As formas corretas são mantém (3.ª pessoa do singular do presente do indicativo) nas duas primeiras frases, mantivesses (2.ª pessoa do singular do pretérito imperfeito do conjuntivo) ou «estivesses mantida/manteúda» e «se manteve» (3.ª pessoa do singular do pretérito perfeito do indicativo) ou «se encontra/está mantida/manteúda».

Por isso, mesmo que se trate de registos de enunciados do discurso oral, não podemos deixar de assinalar a ocorrência de erros de conjugação do verbo. Portanto, dir-se-á «Não se mantém uma moça, senhora...», «Quando se mantém», «Nunca mais te vi. Pensei que já te mantivesses, «Ela já se manteve mesmo», «Ela ainda se não manteve. Porque é menor2 de 18 anos.».

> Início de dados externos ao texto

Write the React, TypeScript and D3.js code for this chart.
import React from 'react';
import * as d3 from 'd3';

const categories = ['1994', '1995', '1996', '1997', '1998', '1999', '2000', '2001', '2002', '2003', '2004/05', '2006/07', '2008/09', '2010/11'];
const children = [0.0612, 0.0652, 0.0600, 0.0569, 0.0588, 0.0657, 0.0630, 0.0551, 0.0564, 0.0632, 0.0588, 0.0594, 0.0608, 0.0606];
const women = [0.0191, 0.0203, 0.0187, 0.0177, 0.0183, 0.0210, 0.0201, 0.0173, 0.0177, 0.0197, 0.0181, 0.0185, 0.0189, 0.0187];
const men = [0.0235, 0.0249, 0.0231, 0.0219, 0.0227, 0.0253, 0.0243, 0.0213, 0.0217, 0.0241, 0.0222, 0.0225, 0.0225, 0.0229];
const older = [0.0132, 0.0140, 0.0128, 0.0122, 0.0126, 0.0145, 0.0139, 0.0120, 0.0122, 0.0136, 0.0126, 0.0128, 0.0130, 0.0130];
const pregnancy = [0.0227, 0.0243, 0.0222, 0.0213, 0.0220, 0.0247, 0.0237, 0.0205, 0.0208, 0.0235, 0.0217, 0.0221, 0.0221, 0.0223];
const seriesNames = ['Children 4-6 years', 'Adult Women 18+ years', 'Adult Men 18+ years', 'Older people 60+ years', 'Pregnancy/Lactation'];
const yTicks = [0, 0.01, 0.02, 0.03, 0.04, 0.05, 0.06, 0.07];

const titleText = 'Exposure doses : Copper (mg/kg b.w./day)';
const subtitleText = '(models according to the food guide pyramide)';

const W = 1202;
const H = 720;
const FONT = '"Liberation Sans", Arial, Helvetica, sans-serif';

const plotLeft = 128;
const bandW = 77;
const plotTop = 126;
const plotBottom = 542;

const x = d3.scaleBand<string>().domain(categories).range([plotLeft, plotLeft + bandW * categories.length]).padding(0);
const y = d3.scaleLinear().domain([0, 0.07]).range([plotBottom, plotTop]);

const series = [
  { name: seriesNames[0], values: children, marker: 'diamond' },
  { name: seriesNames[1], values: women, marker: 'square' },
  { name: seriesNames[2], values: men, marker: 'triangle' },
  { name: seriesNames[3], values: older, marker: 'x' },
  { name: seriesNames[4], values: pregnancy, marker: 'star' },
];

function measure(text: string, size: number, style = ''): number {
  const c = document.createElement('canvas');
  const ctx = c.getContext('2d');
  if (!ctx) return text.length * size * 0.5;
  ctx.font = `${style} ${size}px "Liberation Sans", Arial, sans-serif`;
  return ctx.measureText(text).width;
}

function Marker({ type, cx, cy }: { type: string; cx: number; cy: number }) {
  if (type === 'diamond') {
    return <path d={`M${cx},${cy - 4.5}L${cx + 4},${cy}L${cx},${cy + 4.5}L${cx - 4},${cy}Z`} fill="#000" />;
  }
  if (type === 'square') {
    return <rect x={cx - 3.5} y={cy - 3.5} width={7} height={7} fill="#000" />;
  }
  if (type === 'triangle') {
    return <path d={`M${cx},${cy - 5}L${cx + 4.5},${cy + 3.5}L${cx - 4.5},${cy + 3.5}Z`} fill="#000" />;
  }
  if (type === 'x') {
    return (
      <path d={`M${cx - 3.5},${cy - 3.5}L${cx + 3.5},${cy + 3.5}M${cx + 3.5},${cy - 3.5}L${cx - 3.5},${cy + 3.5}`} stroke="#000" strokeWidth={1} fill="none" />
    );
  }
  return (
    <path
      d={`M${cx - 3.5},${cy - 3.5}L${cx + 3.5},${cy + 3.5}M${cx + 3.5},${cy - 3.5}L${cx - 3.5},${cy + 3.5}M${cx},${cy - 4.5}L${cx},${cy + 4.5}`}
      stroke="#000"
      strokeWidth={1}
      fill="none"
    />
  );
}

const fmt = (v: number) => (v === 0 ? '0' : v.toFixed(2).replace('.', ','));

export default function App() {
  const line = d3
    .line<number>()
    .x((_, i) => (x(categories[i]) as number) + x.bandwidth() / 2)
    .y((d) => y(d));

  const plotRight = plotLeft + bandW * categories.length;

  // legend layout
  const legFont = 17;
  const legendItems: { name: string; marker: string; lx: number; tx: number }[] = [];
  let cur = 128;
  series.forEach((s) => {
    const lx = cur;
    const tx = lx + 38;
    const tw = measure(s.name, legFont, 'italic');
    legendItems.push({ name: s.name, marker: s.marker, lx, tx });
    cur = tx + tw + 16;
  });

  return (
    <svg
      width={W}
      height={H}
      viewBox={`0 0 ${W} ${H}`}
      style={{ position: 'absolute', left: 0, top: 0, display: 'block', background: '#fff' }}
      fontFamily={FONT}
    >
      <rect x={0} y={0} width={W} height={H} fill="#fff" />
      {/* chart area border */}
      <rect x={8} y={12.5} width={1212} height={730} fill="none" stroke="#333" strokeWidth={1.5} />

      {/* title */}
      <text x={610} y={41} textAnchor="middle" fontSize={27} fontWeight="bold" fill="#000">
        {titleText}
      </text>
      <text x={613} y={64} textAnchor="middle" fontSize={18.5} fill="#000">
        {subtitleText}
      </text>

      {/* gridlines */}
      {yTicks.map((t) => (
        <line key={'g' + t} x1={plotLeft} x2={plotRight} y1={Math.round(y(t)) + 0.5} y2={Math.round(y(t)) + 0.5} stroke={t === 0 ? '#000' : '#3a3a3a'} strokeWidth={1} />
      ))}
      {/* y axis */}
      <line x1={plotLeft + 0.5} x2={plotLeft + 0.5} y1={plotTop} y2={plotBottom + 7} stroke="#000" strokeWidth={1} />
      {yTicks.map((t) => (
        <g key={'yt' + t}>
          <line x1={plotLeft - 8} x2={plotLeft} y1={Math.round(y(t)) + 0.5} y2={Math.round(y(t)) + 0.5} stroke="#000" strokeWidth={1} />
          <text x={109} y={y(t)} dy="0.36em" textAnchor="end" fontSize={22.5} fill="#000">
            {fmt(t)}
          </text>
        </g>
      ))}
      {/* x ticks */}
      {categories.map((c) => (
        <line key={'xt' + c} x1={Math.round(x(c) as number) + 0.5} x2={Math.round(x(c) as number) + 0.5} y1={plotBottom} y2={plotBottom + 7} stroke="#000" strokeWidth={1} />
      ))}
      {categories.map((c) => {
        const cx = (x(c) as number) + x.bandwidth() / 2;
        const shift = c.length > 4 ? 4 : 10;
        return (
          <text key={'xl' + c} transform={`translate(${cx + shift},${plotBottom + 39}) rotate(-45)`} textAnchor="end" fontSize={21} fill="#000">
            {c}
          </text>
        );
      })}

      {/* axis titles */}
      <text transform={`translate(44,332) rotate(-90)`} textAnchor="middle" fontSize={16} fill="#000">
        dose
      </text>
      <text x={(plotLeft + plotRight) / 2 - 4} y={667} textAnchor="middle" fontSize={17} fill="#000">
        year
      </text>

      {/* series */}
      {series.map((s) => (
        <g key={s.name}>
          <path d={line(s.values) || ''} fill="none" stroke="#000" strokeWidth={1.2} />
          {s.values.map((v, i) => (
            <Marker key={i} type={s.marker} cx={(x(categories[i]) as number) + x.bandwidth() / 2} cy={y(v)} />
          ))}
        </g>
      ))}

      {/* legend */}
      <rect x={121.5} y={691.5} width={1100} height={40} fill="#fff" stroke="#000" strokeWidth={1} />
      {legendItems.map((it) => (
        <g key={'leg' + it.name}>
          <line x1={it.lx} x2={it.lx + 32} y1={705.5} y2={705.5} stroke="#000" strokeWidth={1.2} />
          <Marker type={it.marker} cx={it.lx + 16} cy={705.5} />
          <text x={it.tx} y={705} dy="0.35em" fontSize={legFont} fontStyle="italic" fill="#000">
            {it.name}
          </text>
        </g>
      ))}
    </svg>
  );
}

De qualquer modo, não nos parece que os últimos enunciados (corrigidos) — «Nunca mais te vi. Pensei que já te mantivesses!», «Ela já se manteve mesmo», «Ela ainda se não manteve. Porque é menor de 18 anos.» — correspondam ao sentido dado às formas verbais das frases originais apresentadas pelo consulente. Porque as correções feitas colocam o verbo manter na forma pronominal («te mantivesses» e «se [não] manteve»), significando que seriam as próprias pessoas a que se referem que se sustentassem, de forma independente, sem o auxílio de alguém/outrem.

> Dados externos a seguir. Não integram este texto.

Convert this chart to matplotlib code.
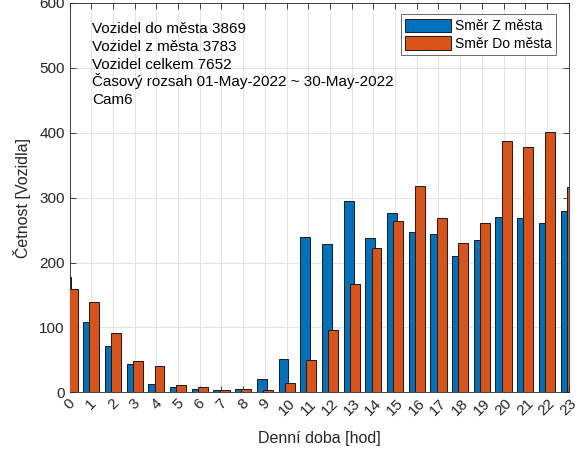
import matplotlib
matplotlib.use("Agg")
import matplotlib.pyplot as plt
import numpy as np

plt.rcParams['font.family'] = ['Liberation Sans', 'DejaVu Sans']

# hodiny a četnosti
hours = list(range(24))
z_mesta = [178, 109, 71, 44, 13, 9, 5, 3, 6, 20, 51, 240,
           229, 294, 238, 276, 247, 244, 210, 234, 270, 268, 261, 280]
do_mesta = [159, 139, 91, 49, 40, 11, 9, 3, 6, 3, 15, 50,
            96, 167, 222, 264, 318, 268, 230, 261, 387, 378, 401, 317]

info_lines = [
    "Vozidel do města 3869",
    "Vozidel z města 3783",
    "Vozidel celkem 7652",
    "Časový rozsah 01-May-2022 ~ 30-May-2022",
    "Cam6",
]
labels = ["Směr Z města", "Směr Do města"]

blue = "#0072BD"
orange = "#D95319"
dark = "#262626"

fig = plt.figure(figsize=(5.85, 4.5), dpi=100)
ax = fig.add_axes([0.119, 0.128, 0.853, 0.866])

x = np.array(hours)
off = 0.143
w = 0.457
ax.bar(x - off, z_mesta, w, color=blue, edgecolor="#1a1a1a", linewidth=0.7,
       label=labels[0], zorder=2)
ax.bar(x + off, do_mesta, w, color=orange, edgecolor="#1a1a1a", linewidth=0.7,
       label=labels[1], zorder=3)

ax.set_xlim(0, 23)
ax.set_ylim(0, 600)
ax.set_xticks(hours)
ax.set_xticklabels([str(h) for h in hours], rotation=45, ha="center", va="top")
ax.set_yticks(range(0, 601, 100))

ax.grid(True, color="#dedede", linewidth=0.6, zorder=0)
ax.set_axisbelow(True)
ax.tick_params(direction="in", top=True, right=True, length=4, width=0.6,
               colors=dark, labelsize=11, labelcolor=dark)
ax.tick_params(axis="x", pad=3)
for s in ax.spines.values():
    s.set_color(dark)
    s.set_linewidth(0.6)

ax.set_xlabel("Denní doba [hod]", fontsize=11.5, color=dark, labelpad=9)
ax.set_ylabel("Četnost [Vozidla]", fontsize=11.5, color=dark, labelpad=6)

# info text, one line at a time
for i, line in enumerate(info_lines):
    ax.annotate(line, xy=(0.0445, 0.9215), xycoords="axes fraction",
                xytext=(0, -12.75 * i), textcoords="offset points",
                ha="left", va="baseline", fontsize=11, color="black")

leg = ax.legend(loc="upper left", bbox_to_anchor=(0.664, 0.970), fontsize=10,
                frameon=True, fancybox=False, handlelength=3.3, handleheight=1.1,
                borderpad=0.3, labelspacing=0.25, handletextpad=0.3,
                borderaxespad=0)
leg.get_frame().set_edgecolor(dark)
leg.get_frame().set_linewidth(0.6)

fig.savefig("out.png", dpi=100)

Ora, da leitura que se faz dos enunciados originais, apercebemo-nos de que o valor atribuído a essas formas é, respetivamente, o de «fosses mantida/manteúda» [«Pensei que já fosses mantida» ou que «já estivesses na situação de mantida»], «já está/é/se encontra mantida/manteúda» [«Ela já está/é mantida»] e «Ela ainda não é mantida/manteúda. Porque é menor de 18 anos.»

1 Vasco Botelho do Amaral, no seu Dicionário de Dificuldades e Subtilezas do Idioma Português (Lisboa, 1958, p. 380), alerta para a existência do particípio irregular do verbo mantermanteúdo —,  a par do particípio regular mantido.

2 Menor é um adjetivo de dois géneros, o que implica que não tenha a forma feminina. Por isso, não existe a forma "menora", mas sim «menor» para se referir a qualquer pessoa (rapaz ou rapariga) que ainda não tenha atingido a maioridade.